Thales unveils Spy’Ranger surveillance mini-drone

Thales claims four technological breakthroughs enable surveillance/reconnaissance mini-drone to maintain combat effectiveness in most tactical scenarios

Thales unveils Spy’Ranger surveillance mini-drone

Thales launched Spy’Ranger, its latest-generation surveillance and reconnaissance mini-drone at Milipol Paris 2015 last week. The company said the drone is specifically tailored to the needs of armed forces, security forces and essential operators.

With the increase in battlefield anti-drone countermeasures, modern field units need platforms with ever higher security and survivability capabilities to ensure that they are not neutralised during combat operations when the intelligence that the drones gather is most crucial.

Spy’Ranger has been designed by a team of drone developers from both Thales and French aerospace SME, Aviation Design. Its development rests along four technological pillars: a robust and innovative electric powered airframe; the most advanced gimbal in the world to optimise observed frontline and range; the highest tactical datalink standard; and a combat-proven command and control software.

The reason why these technologies are the cornerstone of its development is that combined, they render the Spy’Ranger the most effective surveillance platform in the world, Thales claimed. It is able to maintain combat effectiveness under most adverse conditions and despite most concerted efforts to disrupt operational effectiveness.

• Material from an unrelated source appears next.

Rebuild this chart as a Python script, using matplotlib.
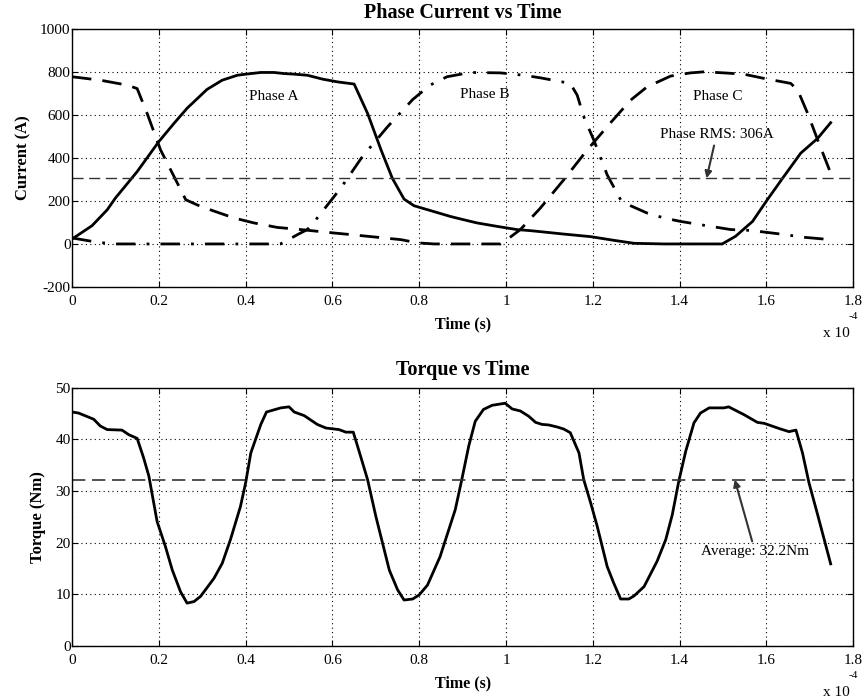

The company points to the gimbal as a ‘veritable breakthrough in itself’. Most drones will not be able to maintain sensor equipment on target during sudden and violent manoeuvres. The Spy’Ranger gimbal will maintain the camera and sensor equipment on target even if the aircraft is pushing the manoeuvring limits of its airframe.

This makes it effective under most tactical scenarios, especially when overflying enemy airspace, meaning that whatever the situation, field units will not lose intelligence data during combat.

The tactical datalink is one of the most robust ever deployed on a reconnaissance mini-drone, Thales continued. Communications are secured and encrypted to maintain service availability in jammed conditions and to prevent intrusions into the system. For a unit in the field this level of fidelity is crucial to maintain operational intelligence even in the most difficult operations against well-equipped adversaries.

Finally, the company said that the combat-proven command and control software provides an effective user interface that allows the drone to be operated by a single pilot and with a reduced training phase.

This intermix of technologies is what renders Spy’Ranger the most suitable surveillance drone for modern day battlefields, both for frontline intelligence gathering and security hovering operations, concluded Thales.